(Instruction)
Provide only the number of lines in the data below that contain the string "diagram".
─── Data segment
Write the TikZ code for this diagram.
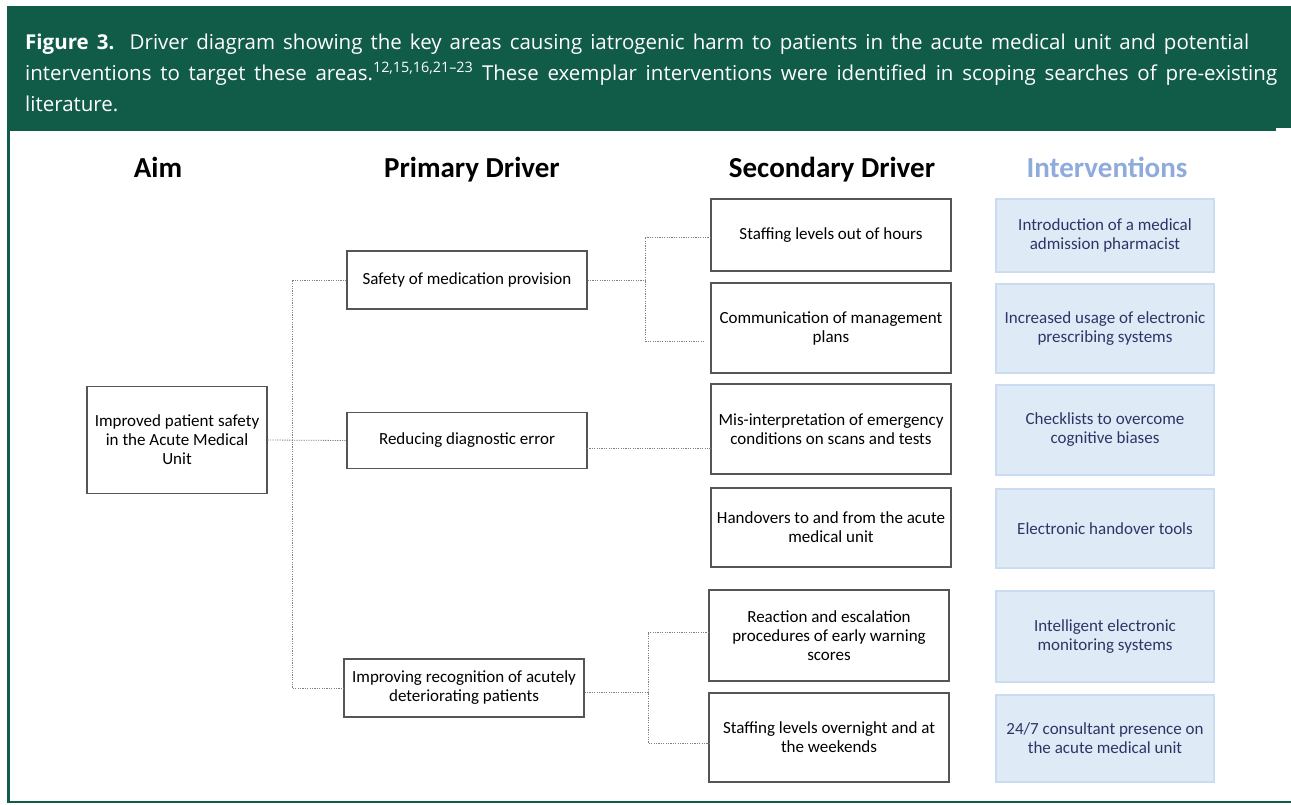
\documentclass[tikz,border=0pt]{standalone}
\usepackage{fontspec}
\setmainfont{Carlito}
\newfontfamily\capfont{Open Sans}
\usetikzlibrary{calc}
\definecolor{jgreen}{HTML}{115C48}
\definecolor{ivfill}{HTML}{DEEAF6}
\definecolor{ivdraw}{HTML}{C9DCF0}
\definecolor{ivtext}{HTML}{2E3566}
\definecolor{ivhead}{HTML}{8FAADC}
\definecolor{boxdraw}{HTML}{555555}
\tikzset{
  dbox/.style={draw=boxdraw, line width=1.2pt, fill=white, align=center, inner sep=2pt, font=\fontsize{17}{19}\selectfont, text=black},
  ibox/.style={draw=ivdraw, line width=1.2pt, fill=ivfill, align=center, inner sep=2pt, font=\fontsize{17}{19}\selectfont, text=ivtext},
  hd/.style={font=\bfseries\fontsize{29}{32}\selectfont, anchor=base},
  conn/.style={draw=gray, line width=0.8pt, dash pattern=on 1.2pt off 1.2pt},
  capline/.style={anchor=base west, inner sep=0pt, text=white, font=\capfont\fontsize{20.5}{31}\selectfont},
}
\begin{document}
\begin{tikzpicture}[x=1pt,y=-1pt]
\useasboundingbox (0,0) rectangle (1291,804);
\fill[white] (0,0) rectangle (1291,804);
% header band
\fill[jgreen] (7,6) rectangle (1291,131);
\fill[white] (1276,128) rectangle (1291,132);
% frame
\fill[jgreen] (7,131) rectangle (9.5,803);
\fill[jgreen] (7,800.5) rectangle (1291,803);
% caption
\node[capline] (cap1) at (25,49) {\makebox[1224pt][s]{\textbf{Figure\hspace{0.4em}3.} Driver diagram showing the key areas causing iatrogenic harm to patients in the acute medical unit and potential}};
\node[capline] (cap2) at (25,80) {\makebox[1252pt][s]{interventions to target these areas.\textsuperscript{12,15,16,21–23} These exemplar interventions were identified in scoping searches of pre-existing}};
\node[capline] (cap3) at (25,111) {literature.};
% headers
\node[hd] (hAim) at (158,177) {Aim};
\node[hd] (hPri) at (472,177) {Primary Driver};
\node[hd] (hSec) at (832,177) {Secondary Driver};
\node[hd, text=ivhead] (hInt) at (1107,177) {Interventions};
% aim
\node[dbox, minimum width=180pt, minimum height=107pt] (aim) at (177,440) {Improved patient safety\\in the Acute Medical\\Unit};
% primary
\node[dbox, minimum width=240pt, minimum height=58pt] (p1) at (467,280) {Safety of medication provision};
\node[dbox, minimum width=240pt, minimum height=56pt] (p2) at (467,440.5) {Reducing diagnostic error};
\node[dbox, minimum width=240pt, minimum height=58pt] (p3) at (464,688) {Improving recognition of acutely\\deteriorating patients};
% secondary
\node[dbox, minimum width=240pt, minimum height=72pt] (s1) at (831,235) {Staffing levels out of hours};
\node[dbox, minimum width=240pt, minimum height=90pt] (s2) at (831,328) {Communication of management\\plans};
\node[dbox, minimum width=240pt, minimum height=90pt] (s3) at (831,429) {Mis-interpretation of emergency\\conditions on scans and tests};
\node[dbox, minimum width=240pt, minimum height=79pt] (s4) at (831,527.5) {Handovers to and from the acute\\medical unit};
\node[dbox, minimum width=240pt, minimum height=91pt] (s5) at (829,635.5) {Reaction and escalation\\procedures of early warning\\scores};
\node[dbox, minimum width=240pt, minimum height=89pt] (s6) at (829,737.5) {Staffing levels overnight and at\\the weekends};
% interventions
\node[ibox, minimum width=218pt, minimum height=73pt] (i1) at (1105,235.5) {Introduction of a medical\\admission pharmacist};
\node[ibox, minimum width=218pt, minimum height=89pt] (i2) at (1105,328.5) {Increased usage of electronic\\prescribing systems};
\node[ibox, minimum width=218pt, minimum height=90pt] (i3) at (1105,430) {Checklists to overcome\\cognitive biases};
\node[ibox, minimum width=218pt, minimum height=79pt] (i4) at (1105,528.5) {Electronic handover tools};
\node[ibox, minimum width=218pt, minimum height=91pt] (i5) at (1105,636.5) {Intelligent electronic\\monitoring systems};
\node[ibox, minimum width=218pt, minimum height=87pt] (i6) at (1105,738.5) {24/7 consultant presence on\\the acute medical unit};
% connectors
\coordinate (spine) at (292,440);
\draw[conn] (aim.east) -- (p2.west);
\draw[conn] (p1.west) -| (spine) |- (p3.west);
\coordinate (j1) at (645,280);
\coordinate (e1) at (711,237);
\coordinate (e2) at (705,341);
\draw[conn] (p1.east) -- (j1);
\draw[conn] (e1) -| (j1) |- (e2);
\coordinate (e3) at (711,448);
\coordinate (b3) at (587,448);
\draw[conn] (b3) -- (e3);
\coordinate (j3) at (648,692);
\coordinate (e5) at (709,632);
\coordinate (e6) at (709,743);
\draw[conn] (p3.east |- j3) -- (j3);
\draw[conn] (e5) -| (j3) |- (e6);
\end{tikzpicture}
\end{document}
──────
(Result of this task)
2